You're confusing Poly1305 with Poly1305-AES.  Poly1305 uses a key of
the form (r, s) to authenticate one message; Poly1305-AES uses a key
of the form (k, r), takes a unique nonce n for each message, and
derives s = E_k(n).  Dr. Bernstein's standalone Poly1305
implementations do use the first half of the key bitstring as r and
the second half as s.

>   2.  In cases where buffers are converted to integers or vice versa, we
> used little-endian order. This is different from the way it's done in (for
> example) GCM and in many protocols.
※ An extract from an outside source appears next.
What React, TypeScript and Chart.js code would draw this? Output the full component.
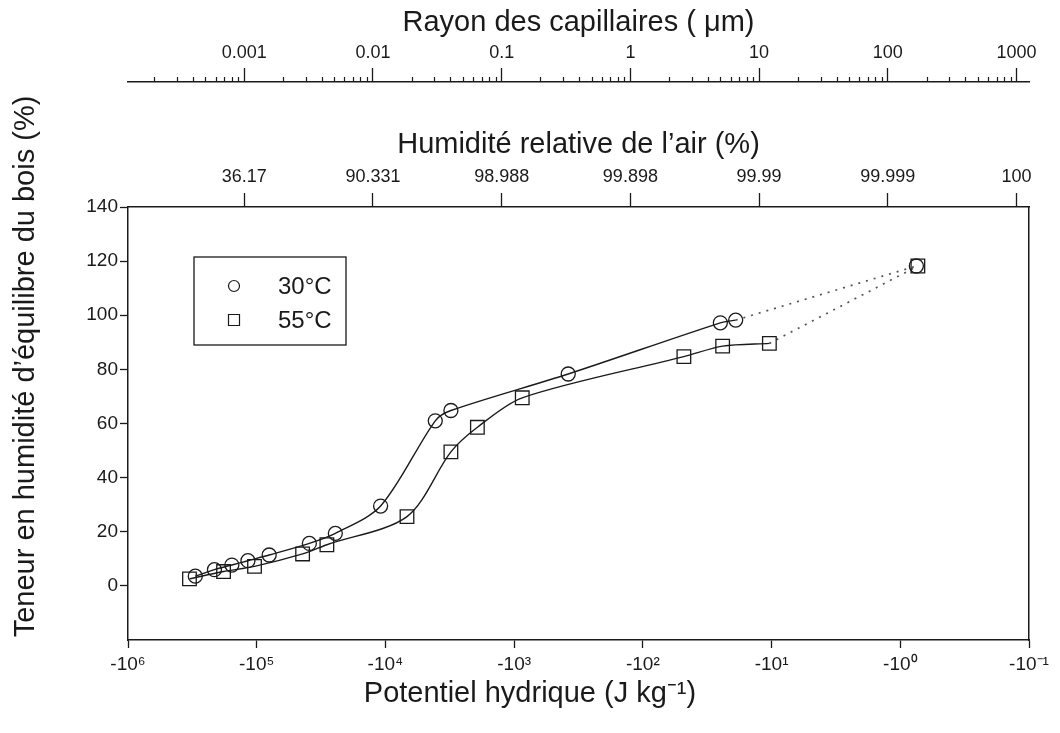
import React, { useEffect, useRef } from 'react';
import { Chart, registerables } from 'chart.js';

Chart.register(...registerables);

const FONT = "'Liberation Sans', Arial, Helvetica, sans-serif";
const INK = '#1a1a1a';

// Données : potentiel hydrique (J/kg) et teneur en humidité d'équilibre (%)
const seriesLabels = ['30°C', '55°C'];

const potential30 = [-3.0e5, -2.13e5, -1.56e5, -1.17e5, -8.0e4, -3.9e4, -2.45e4, -1.09e4, -4.1e3, -3.1e3, -380, -25, -19];
const moisture30 = [3.6, 6.0, 7.7, 9.3, 11.4, 15.7, 19.4, 29.5, 61.0, 64.8, 78.3, 97.2, 98.2];

const potential55 = [-3.33e5, -1.81e5, -1.04e5, -4.4e4, -2.85e4, -6.8e3, -3.1e3, -1.93e3, -865, -48, -24, -10.4];
const moisture55 = [2.6, 5.3, 7.2, 11.8, 15.2, 25.6, 49.5, 58.6, 69.5, 84.7, 88.6, 89.6];

// Point à saturation (relié en pointillés)
const saturationPotential30 = -0.75;
const saturationMoisture30 = 118.2;
const saturationPotential55 = -0.73;
const saturationMoisture55 = 118.2;

// Axes
const potentialRange = [-1e6, -1e-1];
const potentialTickValues = [-1e6, -1e5, -1e4, -1e3, -1e2, -1e1, -1e0, -1e-1];
const potentialTickLabels = ['-10⁶', '-10⁵', '-10⁴', '-10³', '-10²', '-10¹', '-10⁰', '-10⁻¹'];

const humidityTickPotentials = [-1.25e5, -1.25e4, -1.25e3, -125, -12.5, -1.25, -0.125];
const humidityTickLabels = ['36.17', '90.331', '98.988', '99.898', '99.99', '99.999', '100'];

const radiusAxisRange = [1.25e-4, 1250];
const radiusTickValues = [0.001, 0.01, 0.1, 1, 10, 100, 1000];
const radiusTickLabels = ['0.001', '0.01', '0.1', '1', '10', '100', '1000'];
const radiusMinorDecades = [0.0001, 0.001, 0.01, 0.1, 1, 10, 100, 1000];
const radiusMinorSteps = [2, 3, 4, 5, 6, 7, 8, 9];

const moistureRange = [-20, 140];
const moistureTicks = [0, 20, 40, 60, 80, 100, 120, 140];

const toPoints = (ps: number[], ms: number[]) => ps.map((p, i) => ({ x: -p, y: ms[i] }));

const findLabel = (value: number, values: number[], labels: string[]) => {
  for (let i = 0; i < values.length; i++) {
    if (Math.abs(Math.log10(Math.abs(values[i])) - Math.log10(Math.abs(value))) < 1e-6) return labels[i];
  }
  return '';
};

const minorTickPlugin = {
  id: 'radiusMinorTicks',
  afterDraw(chart: any) {
    const s = chart.scales.xR;
    if (!s) return;
    const ctx = chart.ctx;
    ctx.save();
    ctx.strokeStyle = INK;
    ctx.lineWidth = 1.2;
    for (const d of radiusMinorDecades) {
      for (const m of radiusMinorSteps) {
        const v = m * d;
        if (v < s.min || v > s.max) continue;
        const px = Math.round(s.getPixelForValue(v)) + 0.5;
        ctx.beginPath();
        ctx.moveTo(px, s.bottom);
        ctx.lineTo(px, s.bottom - 5);
        ctx.stroke();
      }
    }
    ctx.restore();
  },
};

const legendBoxPlugin = {
  id: 'legendBox',
  afterDatasetsDraw(chart: any) {
    const { ctx, chartArea } = chart;
    const x0 = chartArea.left + 66;
    const y0 = chartArea.top + 50;
    const w = 152;
    const h = 88;
    ctx.save();
    ctx.fillStyle = '#ffffff';
    ctx.fillRect(x0, y0, w, h);
    ctx.strokeStyle = INK;
    ctx.lineWidth = 1.3;
    ctx.strokeRect(x0, y0, w, h);
    [0, 1].forEach((i) => {
      const ds = chart.data.datasets[i];
      const cy = y0 + 29 + i * 34;
      const cx = x0 + 40;
      ctx.strokeStyle = INK;
      ctx.lineWidth = 1.2;
      ctx.beginPath();
      if (ds.pointStyle === 'rect') {
        ctx.rect(cx - 5.5, cy - 5.5, 11, 11);
      } else {
        ctx.arc(cx, cy, 5.5, 0, Math.PI * 2);
      }
      ctx.stroke();
      ctx.fillStyle = INK;
      ctx.font = `24px ${FONT}`;
      ctx.textAlign = 'left';
      ctx.textBaseline = 'middle';
      ctx.fillText(ds.label, x0 + 84, cy + 1);
    });
    ctx.restore();
  },
};

export default function App() {
  const canvasRef = useRef<HTMLCanvasElement | null>(null);

  useEffect(() => {
    if (!canvasRef.current) return;
    Chart.defaults.font.family = FONT;
    Chart.defaults.color = INK;

    const last30 = potential30.length - 1;
    const last55 = potential55.length - 1;

    const chart = new Chart(canvasRef.current, {
      type: 'line',
      data: {
        datasets: [
          {
            label: seriesLabels[0],
            data: toPoints(potential30, moisture30),
            borderColor: INK,
            borderWidth: 1.4,
            pointStyle: 'circle',
            pointRadius: 7,
            pointBorderWidth: 1.3,
            pointBorderColor: INK,
            pointBackgroundColor: 'rgba(0,0,0,0)',
            tension: 0.3,
            fill: false,
            xAxisID: 'x',
            yAxisID: 'y',
          },
          {
            label: seriesLabels[1],
            data: toPoints(potential55, moisture55),
            borderColor: INK,
            borderWidth: 1.4,
            pointStyle: 'rect',
            pointRadius: 9.6,
            pointBorderWidth: 1.3,
            pointBorderColor: INK,
            pointBackgroundColor: 'rgba(0,0,0,0)',
            tension: 0.3,
            fill: false,
            xAxisID: 'x',
            yAxisID: 'y',
          },
          {
            label: seriesLabels[0] + ' saturation',
            data: [
              { x: -potential30[last30], y: moisture30[last30] },
              { x: -saturationPotential30, y: saturationMoisture30 },
            ],
            borderColor: '#555555',
            borderWidth: 1.7,
            borderDash: [2, 6],
            tension: 0,
            pointStyle: 'circle',
            pointRadius: [0, 7],
            pointBorderWidth: 1.3,
            pointBorderColor: INK,
            pointBackgroundColor: 'rgba(0,0,0,0)',
            fill: false,
            xAxisID: 'x',
            yAxisID: 'y',
          },
          {
            label: seriesLabels[1] + ' saturation',
            data: [
              { x: -potential55[last55], y: moisture55[last55] },
              { x: -saturationPotential55, y: saturationMoisture55 },
            ],
            borderColor: '#555555',
            borderWidth: 1.7,
            borderDash: [2, 6],
            tension: 0,
            pointStyle: 'rect',
            pointRadius: [0, 9.6],
            pointBorderWidth: 1.3,
            pointBorderColor: INK,
            pointBackgroundColor: 'rgba(0,0,0,0)',
            fill: false,
            xAxisID: 'x',
            yAxisID: 'y',
          },
        ],
      },
      options: {
        responsive: false,
        maintainAspectRatio: false,
        animation: false,
        devicePixelRatio: 1,
        layout: { padding: 0 },
        plugins: {
          legend: { display: false },
          tooltip: { enabled: false },
          title: {
            display: true,
            position: 'left',
            text: 'Teneur en humidité d’équilibre du bois (%)',
            color: INK,
            font: { family: FONT, size: 29, weight: 'normal' },
            padding: { top: 8.6, bottom: 0 },
          },
          subtitle: {
            display: true,
            position: 'bottom',
            text: 'Potentiel hydrique (J kg⁻¹)',
            color: INK,
            font: { family: FONT, size: 29, weight: 'normal' },
            padding: { top: 0, bottom: 22 },
          },
        },
        scales: {
          x: {
            type: 'logarithmic',
            position: 'bottom',
            reverse: true,
            bounds: 'data',
            min: -potentialRange[1],
            max: -potentialRange[0],
            weight: 0,
            afterBuildTicks: (s: any) => {
              s.ticks = potentialTickValues.map((v) => ({ value: -v }));
            },
            afterFit: (s: any) => {
              s.height = 36.2;
            },
            border: { display: true, color: INK, width: 1.5 },
            grid: { display: true, drawOnChartArea: false, drawTicks: true, tickLength: 8, tickColor: INK, tickWidth: 1.3 },
            ticks: {
              autoSkip: false,
              maxRotation: 0,
              minRotation: 0,
              padding: 5,
              color: INK,
              font: { family: FONT, size: 19 },
              callback: (v: any) => findLabel(Number(v), potentialTickValues, potentialTickLabels),
            },
          },
          xRH: {
            type: 'logarithmic',
            position: 'top',
            reverse: true,
            bounds: 'data',
            min: -potentialRange[1],
            max: -potentialRange[0],
            weight: 1,
            afterBuildTicks: (s: any) => {
              s.ticks = humidityTickPotentials.map((v) => ({ value: -v }));
            },
            afterFit: (s: any) => {
              s.height = 125;
            },
            border: { display: true, color: INK, width: 1.5 },
            grid: { display: true, drawOnChartArea: false, drawTicks: true, tickLength: 14, tickColor: INK, tickWidth: 1.3 },
            ticks: {
              autoSkip: false,
              maxRotation: 0,
              minRotation: 0,
              padding: 5,
              color: INK,
              font: { family: FONT, size: 18 },
              callback: (v: any) => findLabel(Number(v), humidityTickPotentials, humidityTickLabels),
            },
            title: {
              display: true,
              text: 'Humidité relative de l’air (%)',
              color: INK,
              font: { family: FONT, size: 29 },
              padding: { top: 45.6, bottom: 0 },
            },
          },
          xR: {
            type: 'logarithmic',
            position: 'top',
            reverse: false,
            bounds: 'data',
            min: radiusAxisRange[0],
            max: radiusAxisRange[1],
            weight: 2,
            afterBuildTicks: (s: any) => {
              s.ticks = radiusTickValues.map((v) => ({ value: v }));
            },
            afterFit: (s: any) => {
              s.height = 82;
            },
            border: { display: true, color: INK, width: 1.5 },
            grid: { display: true, drawOnChartArea: false, drawTicks: true, tickLength: 14, tickColor: INK, tickWidth: 1.3 },
            ticks: {
              autoSkip: false,
              maxRotation: 0,
              minRotation: 0,
              padding: 4,
              color: INK,
              font: { family: FONT, size: 18 },
              callback: (v: any) => findLabel(Number(v), radiusTickValues, radiusTickLabels),
            },
            title: {
              display: true,
              text: 'Rayon des capillaires ( μm)',
              color: INK,
              font: { family: FONT, size: 29 },
              padding: { top: 5.6, bottom: 0 },
            },
          },
          y: {
            type: 'linear',
            position: 'left',
            min: moistureRange[0],
            max: moistureRange[1],
            afterBuildTicks: (s: any) => {
              s.ticks = moistureTicks.map((v) => ({ value: v }));
            },
            afterFit: (s: any) => {
              s.width = 84.6;
            },
            border: { display: true, color: INK, width: 1.5 },
            grid: { display: true, drawOnChartArea: false, drawTicks: true, tickLength: 8, tickColor: INK, tickWidth: 1.3 },
            ticks: {
              padding: 2,
              color: INK,
              font: { family: FONT, size: 19 },
            },
          },
          y2: {
            type: 'linear',
            position: 'right',
            min: moistureRange[0],
            max: moistureRange[1],
            afterFit: (s: any) => {
              s.width = 31;
            },
            border: { display: true, color: INK, width: 1.5 },
            grid: { display: true, drawOnChartArea: false, drawTicks: false },
            ticks: { display: false },
          },
        },
      },
      plugins: [minorTickPlugin, legendBoxPlugin],
    } as any);

    return () => chart.destroy();
  }, []);

  return (
    <div style={{ position: 'absolute', left: 0, top: 0, width: 1060, height: 733, background: '#ffffff' }}>
      <canvas ref={canvasRef} width={1060} height={733} style={{ display: 'block', width: 1060, height: 733 }} />
    </div>
  );
}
It's true that some parts of the
> ChaCha20 algorithm itself are explicitly little-endian

Every multi-byte value in ChaCha and Poly1305 is little-endian.

>   3.  The lengths encoded in the AEAD construction are in bytes, whereas in
> GCM they are in bits.

That's a good thing.  It rules out bugs like
<http://cr.yp.to/talks/2009.02.28-3/slides.pdf>.



Section 3 (‘Implementation Advice’) states that the GMP-based Poly1305
implementation given as an alternate form of the specification in the
Poly1305-AES paper runs in constant time.  As far as I can tell, it
does not.  There is a constant-time ‘ref’ implementation in NaCl, and
I have portable 32-bit and 64-bit integer-multiplication
implementations as well.


Section 4 (‘Security Considerations’) discusses the risk that the
Poly1305 key derived from a ChaCha (key, nonce) pair will collide.
This is not a risk at all.  Poly1305 keys are supposed to be chosen
uniformly at random, and most of the effort of proving Poly1305-AES
secure was in bounding the security loss caused by the fact that AES
could not produce the same value of s for two different nonces.